- Maskanah Location within Syria
- Coordinates: 35°57′47″N 38°02′08″E﻿ / ﻿35.963158°N 38.035566°E
- Country: Syria
- Governorate: Aleppo
- District: Manbij
- Subdistrict: Maskanah

Population (2004 census)
- • Total: 15,477
- Time zone: UTC+3 (AST)

= Maskanah =

Maskanah (مَسْكَنَة), also spelled Meskene, is a town in northern Syria, administratively part of the Manbij District of the Aleppo Governorate. The town is located 100 km southeast of Aleppo on the Lake Assad part of the Euphrates. Nearby localities include Dayr Hafir, Humaymah Kabirah and Tell Ayoub to the northwest and Tabqa to the southeast. According to the Syria Central Bureau of Statistics (CBS), Maskanah had a population of 15,477 in the 2004 census.

==History==
The Bronze Age city of Emar lies a few kilometres north of the present town.

In 1210, during Ayyubid rule, the al-Adil Minaret was constructed. The brick structure was built in the simple, Persian architectural style. It was further developed during the Mamluk period. It was restored during Hafez al-Assad's rule (1970–2000) and is one last historic architectural remains in the town.

During Ottoman rule, the area was mostly inhabited by nomadic Bedouin tribes. In 1838, Maskanah was classified as a ruined village ("khirba") by Biblical scholar Eli Smith. In 1915 the town was visited by orientalist Alois Musil who mentions the town having barracks, a large khan, and the residence of the head of the telegraph service. A year later, Maskanah became a major deportation route during the Armenian genocide where an estimated 80,000 Armenians died.

Under the French mandate, the town was the center of a qadaa, and served as a center for milk production and cattle merchants. In 1945 the village had 430 inhabitants.

Maskanah is the administrative center of Nahiya Maskanah of the Manbij District.

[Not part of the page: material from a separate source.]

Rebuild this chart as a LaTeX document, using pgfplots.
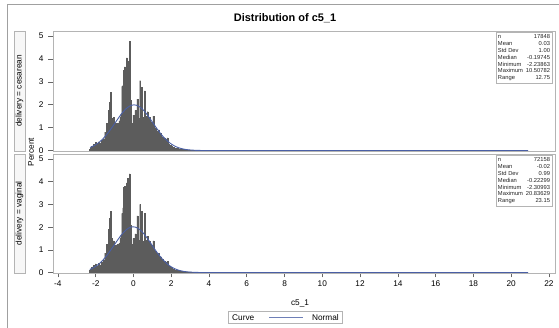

On 3 June 2017, the city was captured by the Syrian Army from the Islamic State. The SDF took control of the town on 1 December 2024 following the withdrawal of the Syrian Army. They later withdrew east of the Euphrates on 17 January 2026 under pressure from advancing Syrian transitional government forces during the northeastern Syria offensive.